Director: K. Bikram Singh
Featured Artists: Jogen Chowdhury, Gulam Mohammed Sheikh, Gogi Saroj Pal, Amitava Das and Manu Parekh

October 8, 2003 | 6.30 pm
Little Theatre, National Centre for the Performing Arts, Mumbai

Contemporary Indian painting—dazzlingly vibrant, diverse, constantly evolving—is, after all, full of fascinating puzzles. What is it that Jogen Chowdhury owes to Swedish film meister Ingmar Bergman’s Wild Strawberries? To what extent does the accomplished poet in Ghulam Mohammed Sheikh impact the artist in him, or vice-versa? Did the long years she spent in a one-room dwelling in Old Delhi’s congested Jama Masjid area have something to do with the deep sense of claustrophobia that much of Gogi Saroj Pal’s artistic output conveys?
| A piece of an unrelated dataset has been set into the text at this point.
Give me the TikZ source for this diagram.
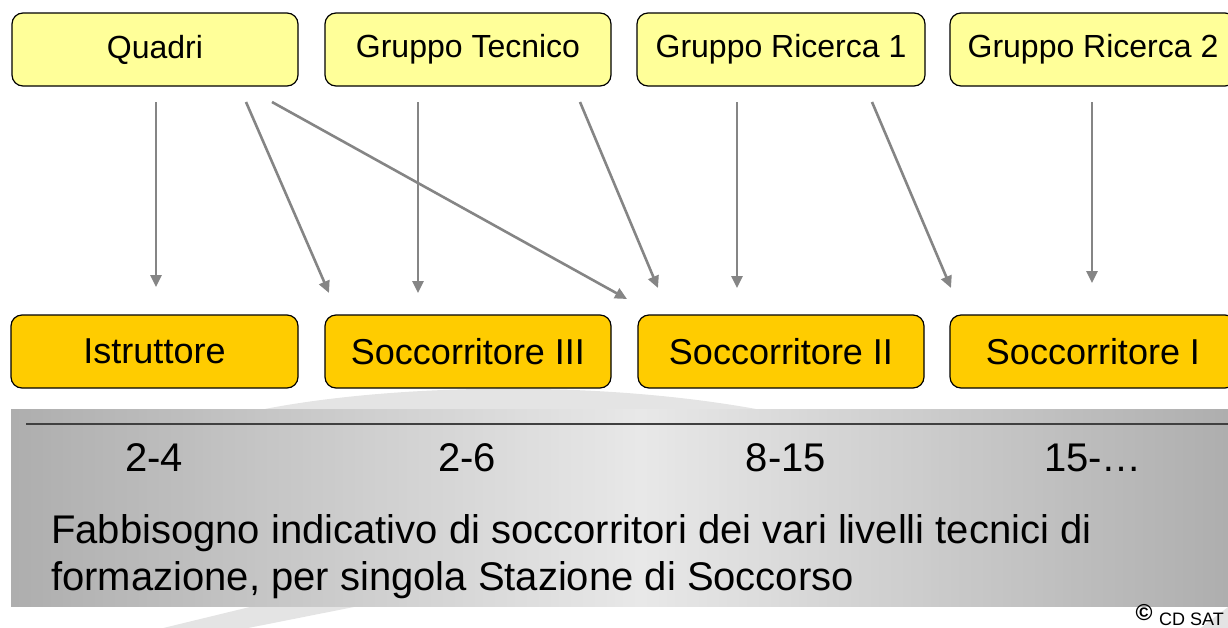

Where precisely does ‘the frenzy of creativity’ that gripped Calcutta from the mid-’60s to the early ’70s fit into Manu Parekh’s oeuvre?

The answers to these questions are not quite as simple and unidirectional as they may seem, but veteran television producer and filmmaker K. Bikram Singh’s 13-part series, A Painter’s Portrait, formulates them with striking clarity and airs them with a remarkable lightness of touch.